# start of RECORDS FOR THE EXERCISE

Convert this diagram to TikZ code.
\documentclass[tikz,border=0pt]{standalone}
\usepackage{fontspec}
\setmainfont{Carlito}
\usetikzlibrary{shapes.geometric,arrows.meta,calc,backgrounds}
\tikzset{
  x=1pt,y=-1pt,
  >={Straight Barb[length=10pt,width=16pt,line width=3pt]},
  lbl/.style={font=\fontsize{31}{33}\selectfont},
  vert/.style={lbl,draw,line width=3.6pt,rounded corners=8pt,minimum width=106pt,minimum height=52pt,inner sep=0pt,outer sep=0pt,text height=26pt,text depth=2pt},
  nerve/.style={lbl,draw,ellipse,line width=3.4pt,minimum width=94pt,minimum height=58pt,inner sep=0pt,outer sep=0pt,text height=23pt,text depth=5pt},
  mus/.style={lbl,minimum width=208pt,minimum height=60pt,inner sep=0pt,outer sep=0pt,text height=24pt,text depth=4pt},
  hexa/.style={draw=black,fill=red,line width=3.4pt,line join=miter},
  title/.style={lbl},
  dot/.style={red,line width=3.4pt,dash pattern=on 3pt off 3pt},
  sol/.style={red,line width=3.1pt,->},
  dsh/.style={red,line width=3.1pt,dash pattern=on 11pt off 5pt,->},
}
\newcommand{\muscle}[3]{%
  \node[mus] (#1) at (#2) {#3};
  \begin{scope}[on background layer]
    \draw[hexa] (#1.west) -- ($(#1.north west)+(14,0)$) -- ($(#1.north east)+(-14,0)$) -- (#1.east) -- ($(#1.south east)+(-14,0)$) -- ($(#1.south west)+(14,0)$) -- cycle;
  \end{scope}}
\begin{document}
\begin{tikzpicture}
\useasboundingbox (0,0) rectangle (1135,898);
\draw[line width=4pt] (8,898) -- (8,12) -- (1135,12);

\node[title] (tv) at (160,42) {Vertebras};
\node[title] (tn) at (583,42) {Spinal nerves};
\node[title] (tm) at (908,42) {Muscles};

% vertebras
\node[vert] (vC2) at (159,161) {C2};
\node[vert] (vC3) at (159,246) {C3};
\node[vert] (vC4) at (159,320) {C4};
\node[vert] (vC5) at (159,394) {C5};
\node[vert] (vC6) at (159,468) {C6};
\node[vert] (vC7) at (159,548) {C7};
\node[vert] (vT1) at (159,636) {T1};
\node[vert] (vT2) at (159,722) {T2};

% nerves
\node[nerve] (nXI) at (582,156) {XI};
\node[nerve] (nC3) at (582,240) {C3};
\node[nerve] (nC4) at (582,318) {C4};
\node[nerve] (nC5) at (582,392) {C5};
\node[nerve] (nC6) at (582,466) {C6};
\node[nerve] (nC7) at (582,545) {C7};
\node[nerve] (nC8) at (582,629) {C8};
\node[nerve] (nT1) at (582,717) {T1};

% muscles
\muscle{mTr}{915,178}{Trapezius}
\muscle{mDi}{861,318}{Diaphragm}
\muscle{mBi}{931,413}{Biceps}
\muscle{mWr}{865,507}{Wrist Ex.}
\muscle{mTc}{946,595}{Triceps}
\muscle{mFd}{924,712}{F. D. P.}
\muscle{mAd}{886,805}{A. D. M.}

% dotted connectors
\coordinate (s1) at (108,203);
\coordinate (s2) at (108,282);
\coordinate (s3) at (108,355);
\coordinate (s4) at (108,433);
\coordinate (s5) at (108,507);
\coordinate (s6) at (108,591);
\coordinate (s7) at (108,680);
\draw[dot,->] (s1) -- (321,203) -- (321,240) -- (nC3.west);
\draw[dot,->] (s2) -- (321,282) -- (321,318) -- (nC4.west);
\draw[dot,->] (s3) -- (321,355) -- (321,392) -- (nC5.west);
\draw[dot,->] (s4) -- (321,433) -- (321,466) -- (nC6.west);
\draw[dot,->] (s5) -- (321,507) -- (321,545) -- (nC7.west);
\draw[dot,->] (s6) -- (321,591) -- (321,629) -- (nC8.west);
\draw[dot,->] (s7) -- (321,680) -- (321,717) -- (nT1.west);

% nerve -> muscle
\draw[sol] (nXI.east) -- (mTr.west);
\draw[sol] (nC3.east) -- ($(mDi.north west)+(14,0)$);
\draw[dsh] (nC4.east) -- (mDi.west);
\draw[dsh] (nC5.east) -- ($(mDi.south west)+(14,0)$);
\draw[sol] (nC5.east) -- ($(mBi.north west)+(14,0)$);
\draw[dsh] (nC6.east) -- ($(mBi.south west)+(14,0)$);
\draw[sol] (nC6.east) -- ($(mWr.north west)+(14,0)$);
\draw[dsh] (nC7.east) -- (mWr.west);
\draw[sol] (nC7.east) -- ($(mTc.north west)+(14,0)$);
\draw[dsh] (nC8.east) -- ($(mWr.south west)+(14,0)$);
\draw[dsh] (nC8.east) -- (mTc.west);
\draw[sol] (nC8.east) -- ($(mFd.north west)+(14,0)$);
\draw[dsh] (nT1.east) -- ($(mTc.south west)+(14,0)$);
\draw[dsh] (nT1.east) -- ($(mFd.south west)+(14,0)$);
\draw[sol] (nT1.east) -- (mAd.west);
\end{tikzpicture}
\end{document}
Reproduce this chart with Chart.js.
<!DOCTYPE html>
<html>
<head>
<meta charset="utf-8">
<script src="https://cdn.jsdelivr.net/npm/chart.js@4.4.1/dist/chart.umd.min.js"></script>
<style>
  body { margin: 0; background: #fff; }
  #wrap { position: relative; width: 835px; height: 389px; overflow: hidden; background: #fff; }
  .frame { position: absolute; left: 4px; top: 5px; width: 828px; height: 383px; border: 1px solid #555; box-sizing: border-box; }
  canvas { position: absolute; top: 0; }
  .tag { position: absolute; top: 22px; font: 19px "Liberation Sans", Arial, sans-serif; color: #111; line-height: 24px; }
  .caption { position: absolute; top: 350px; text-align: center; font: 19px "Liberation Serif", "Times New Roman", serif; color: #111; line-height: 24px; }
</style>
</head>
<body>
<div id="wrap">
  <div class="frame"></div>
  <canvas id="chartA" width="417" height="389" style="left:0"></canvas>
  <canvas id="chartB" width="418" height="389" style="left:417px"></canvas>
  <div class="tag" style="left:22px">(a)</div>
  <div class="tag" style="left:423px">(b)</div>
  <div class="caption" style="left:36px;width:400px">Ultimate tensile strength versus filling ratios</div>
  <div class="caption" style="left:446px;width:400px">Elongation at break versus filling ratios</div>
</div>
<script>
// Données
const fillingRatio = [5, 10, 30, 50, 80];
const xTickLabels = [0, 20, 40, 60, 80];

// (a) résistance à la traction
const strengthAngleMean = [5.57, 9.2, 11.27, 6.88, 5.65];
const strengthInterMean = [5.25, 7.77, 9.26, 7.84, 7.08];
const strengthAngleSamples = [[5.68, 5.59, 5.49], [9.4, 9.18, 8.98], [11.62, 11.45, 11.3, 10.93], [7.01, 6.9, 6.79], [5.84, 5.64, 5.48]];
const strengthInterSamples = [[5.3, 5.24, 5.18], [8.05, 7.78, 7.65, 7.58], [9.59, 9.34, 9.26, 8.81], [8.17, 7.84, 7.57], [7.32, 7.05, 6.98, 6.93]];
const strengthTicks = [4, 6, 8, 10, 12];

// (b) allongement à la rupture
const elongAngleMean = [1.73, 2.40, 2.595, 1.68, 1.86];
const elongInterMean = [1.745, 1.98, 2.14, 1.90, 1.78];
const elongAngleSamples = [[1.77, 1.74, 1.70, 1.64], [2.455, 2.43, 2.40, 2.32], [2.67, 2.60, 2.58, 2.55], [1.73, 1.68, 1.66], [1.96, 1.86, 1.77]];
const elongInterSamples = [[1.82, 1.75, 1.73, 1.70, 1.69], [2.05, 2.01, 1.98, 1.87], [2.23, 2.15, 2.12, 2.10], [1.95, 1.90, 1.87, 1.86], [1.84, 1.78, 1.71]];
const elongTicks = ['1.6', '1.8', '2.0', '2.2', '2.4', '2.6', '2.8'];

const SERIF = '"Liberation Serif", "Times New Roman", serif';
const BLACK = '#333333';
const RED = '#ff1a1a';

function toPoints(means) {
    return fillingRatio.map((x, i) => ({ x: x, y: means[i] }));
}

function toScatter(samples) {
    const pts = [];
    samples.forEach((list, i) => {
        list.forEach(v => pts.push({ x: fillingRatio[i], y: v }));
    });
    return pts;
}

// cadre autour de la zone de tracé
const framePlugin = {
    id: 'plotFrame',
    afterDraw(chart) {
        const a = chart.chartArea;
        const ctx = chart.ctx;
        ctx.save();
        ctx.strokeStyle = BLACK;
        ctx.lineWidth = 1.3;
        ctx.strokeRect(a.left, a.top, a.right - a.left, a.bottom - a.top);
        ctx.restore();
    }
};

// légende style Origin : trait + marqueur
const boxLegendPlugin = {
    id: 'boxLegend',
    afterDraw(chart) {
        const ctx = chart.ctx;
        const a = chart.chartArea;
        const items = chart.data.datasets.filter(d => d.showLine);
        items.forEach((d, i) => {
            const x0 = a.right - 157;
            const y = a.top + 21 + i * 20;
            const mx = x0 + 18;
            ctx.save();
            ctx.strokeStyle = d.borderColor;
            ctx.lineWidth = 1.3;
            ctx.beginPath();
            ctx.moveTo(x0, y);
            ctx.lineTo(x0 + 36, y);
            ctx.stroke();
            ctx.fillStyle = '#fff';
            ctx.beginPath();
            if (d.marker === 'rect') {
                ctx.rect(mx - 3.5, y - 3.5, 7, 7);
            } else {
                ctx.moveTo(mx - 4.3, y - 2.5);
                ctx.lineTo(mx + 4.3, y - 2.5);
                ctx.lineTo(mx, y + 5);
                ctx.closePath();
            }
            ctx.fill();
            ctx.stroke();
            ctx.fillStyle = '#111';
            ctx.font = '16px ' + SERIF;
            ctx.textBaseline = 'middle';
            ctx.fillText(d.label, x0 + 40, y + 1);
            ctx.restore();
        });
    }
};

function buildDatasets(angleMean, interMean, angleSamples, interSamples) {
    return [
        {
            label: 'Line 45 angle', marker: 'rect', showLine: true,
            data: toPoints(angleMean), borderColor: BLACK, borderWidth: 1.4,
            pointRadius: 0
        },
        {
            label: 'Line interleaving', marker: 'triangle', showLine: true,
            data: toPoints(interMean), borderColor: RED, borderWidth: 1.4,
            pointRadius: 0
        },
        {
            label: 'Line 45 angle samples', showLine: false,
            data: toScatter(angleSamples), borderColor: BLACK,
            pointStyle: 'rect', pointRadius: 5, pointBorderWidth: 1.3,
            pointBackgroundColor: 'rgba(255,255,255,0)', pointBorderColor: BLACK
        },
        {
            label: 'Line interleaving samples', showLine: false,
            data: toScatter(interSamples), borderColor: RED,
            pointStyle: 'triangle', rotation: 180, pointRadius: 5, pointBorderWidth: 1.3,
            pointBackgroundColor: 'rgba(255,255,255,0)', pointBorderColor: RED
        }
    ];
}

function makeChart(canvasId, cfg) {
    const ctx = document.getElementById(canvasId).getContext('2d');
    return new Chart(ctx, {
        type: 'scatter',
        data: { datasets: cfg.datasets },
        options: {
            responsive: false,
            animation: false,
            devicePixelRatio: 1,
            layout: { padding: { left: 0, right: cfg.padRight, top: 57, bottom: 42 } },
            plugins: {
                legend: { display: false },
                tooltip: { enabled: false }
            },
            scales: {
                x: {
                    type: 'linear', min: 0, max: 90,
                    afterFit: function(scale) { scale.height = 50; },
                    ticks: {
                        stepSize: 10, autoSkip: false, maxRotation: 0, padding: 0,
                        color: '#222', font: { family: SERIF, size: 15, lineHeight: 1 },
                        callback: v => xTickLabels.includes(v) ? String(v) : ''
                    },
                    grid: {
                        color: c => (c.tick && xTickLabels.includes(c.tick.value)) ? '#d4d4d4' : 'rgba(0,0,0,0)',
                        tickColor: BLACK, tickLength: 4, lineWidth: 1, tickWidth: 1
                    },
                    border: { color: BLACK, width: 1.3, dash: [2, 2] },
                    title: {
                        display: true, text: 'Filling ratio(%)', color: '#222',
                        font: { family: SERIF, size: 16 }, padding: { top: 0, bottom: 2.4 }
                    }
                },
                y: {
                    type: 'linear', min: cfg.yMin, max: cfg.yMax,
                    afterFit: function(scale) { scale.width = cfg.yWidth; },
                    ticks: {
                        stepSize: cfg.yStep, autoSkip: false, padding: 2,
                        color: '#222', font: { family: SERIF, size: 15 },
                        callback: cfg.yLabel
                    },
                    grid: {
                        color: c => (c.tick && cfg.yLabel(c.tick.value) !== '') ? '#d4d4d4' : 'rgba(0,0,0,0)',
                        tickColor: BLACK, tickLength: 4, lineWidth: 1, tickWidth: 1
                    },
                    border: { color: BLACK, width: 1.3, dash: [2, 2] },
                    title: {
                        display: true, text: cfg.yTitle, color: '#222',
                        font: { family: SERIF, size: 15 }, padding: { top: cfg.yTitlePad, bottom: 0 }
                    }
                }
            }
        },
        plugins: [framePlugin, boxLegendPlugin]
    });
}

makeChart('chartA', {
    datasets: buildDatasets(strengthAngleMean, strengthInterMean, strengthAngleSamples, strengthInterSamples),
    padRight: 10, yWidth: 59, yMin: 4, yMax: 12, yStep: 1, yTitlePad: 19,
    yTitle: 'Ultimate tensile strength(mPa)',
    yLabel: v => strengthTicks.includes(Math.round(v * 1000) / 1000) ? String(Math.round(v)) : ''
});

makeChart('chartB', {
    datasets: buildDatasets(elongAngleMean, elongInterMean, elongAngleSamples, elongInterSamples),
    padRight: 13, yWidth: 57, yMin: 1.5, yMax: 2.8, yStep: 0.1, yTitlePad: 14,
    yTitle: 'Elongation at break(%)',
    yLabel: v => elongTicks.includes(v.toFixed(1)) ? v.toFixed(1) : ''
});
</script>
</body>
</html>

# end of RECORDS FOR THE EXERCISE

> _TASK BRIEF_: Pull out every line in the data above that has the word "this".

> _EXPECTED ANSWER_:
Convert this diagram to TikZ code.
Reproduce this chart with Chart.js.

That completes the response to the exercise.